In January 2011, the appellants served a notice of possession on the respondent, on the grounds that he had breached the obligations in his tenancy and caused an annoyance or nuisance, within grounds (1) and (2) in Schedule 2 to the Housing Act 1985. The appellants issued possession proceedings in January 2011. In addition to the June 2010 incident, they relied on three earlier incidents of anti-social behaviour between 2004 and 2007, directed at the same neighbour, that had also resulted in convictions.
A possession order was granted in the county court but was suspended, pursuant to section 85(2) of the 1985 Act, on terms that the respondent complied with his tenancy agreement and obeyed an injunction order. In making the suspension, the judge took into account evidence suggesting that the respondent was adhering to his medication and that the risk of further incidents was low, assuming the respondent continued to abstain from his previous alcohol and cannabis abuse, and the absence of evidence as to any long-term irremediable effects upon the neighbour or any continuing animosity.
The appellants appealed. They contended that the judge had given insufficient consideration to the factors set out in section 85A, namely the past, present and future effect of the anti-social behaviour, since he had given inadequate weight to the cumulative effect of the four past incidents and had focused too much on the respondent’s current condition, without looking at the situation from the point of view of those affected or at the effects on them if the respondent’s past misconduct were to be repeated in future.

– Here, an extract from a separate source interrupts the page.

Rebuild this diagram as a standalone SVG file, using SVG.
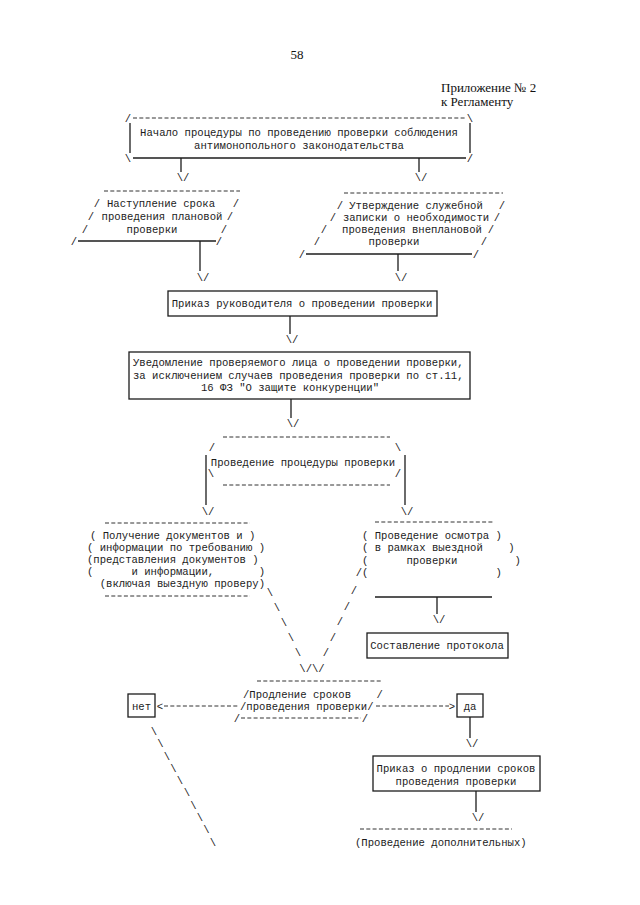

Held: The appeal was allowed.
The judge’s analysis of the situation was flawed. Although there were a number of factors telling in favour of the respondent, including his efforts to get a grip on his life, his compliance with his medication and his currently stable condition, there was still a significant risk of future harmful events occurring. The medical evidence as to the low risk of recurrence was predicated on the respondent’s continuing abstinence from alcohol and cannabis. The judge had failed to give any weight to the history of past lapses by the respondent; it was apparent that if the respondent did relapse into abuse of drink or drugs, then further highly unpleasant incidents of the sort that had occurred in the past were very likely to recur. There was no evidence that the respondent had been cured or successfully treated for his problems. Consequently, there existed, at the time of the hearing, a significant risk for the future that had not been properly addressed. The judge had concentrated too much on the respondent’s present stable condition without adequately addressing the consideration that, if there were a repetition of past behaviour, it would represent a fifth incident for the respondent’s neighbours who had already suffered four incidents in six years.
The onus was on the party who sought to have the benefit of suspension of a possession order to provide cogent evidence to show that what could generally be characterised as anti-social behaviour would not recur, or was unlikely to do so. The judge had approached the matter from the wrong direction by asking whether there was clear evidence militating against the grant of a suspension. His decision would therefore be overturned and the matter remitted to the county court to be tried by a fresh judge.

Jonathan Manning and Rebecca Chan (instructed by the legal department of Birmingham City Council) appeared for the appellants; Michael Singleton (instructed by Community Law Partnership, of Birmingham) appeared for the respondent.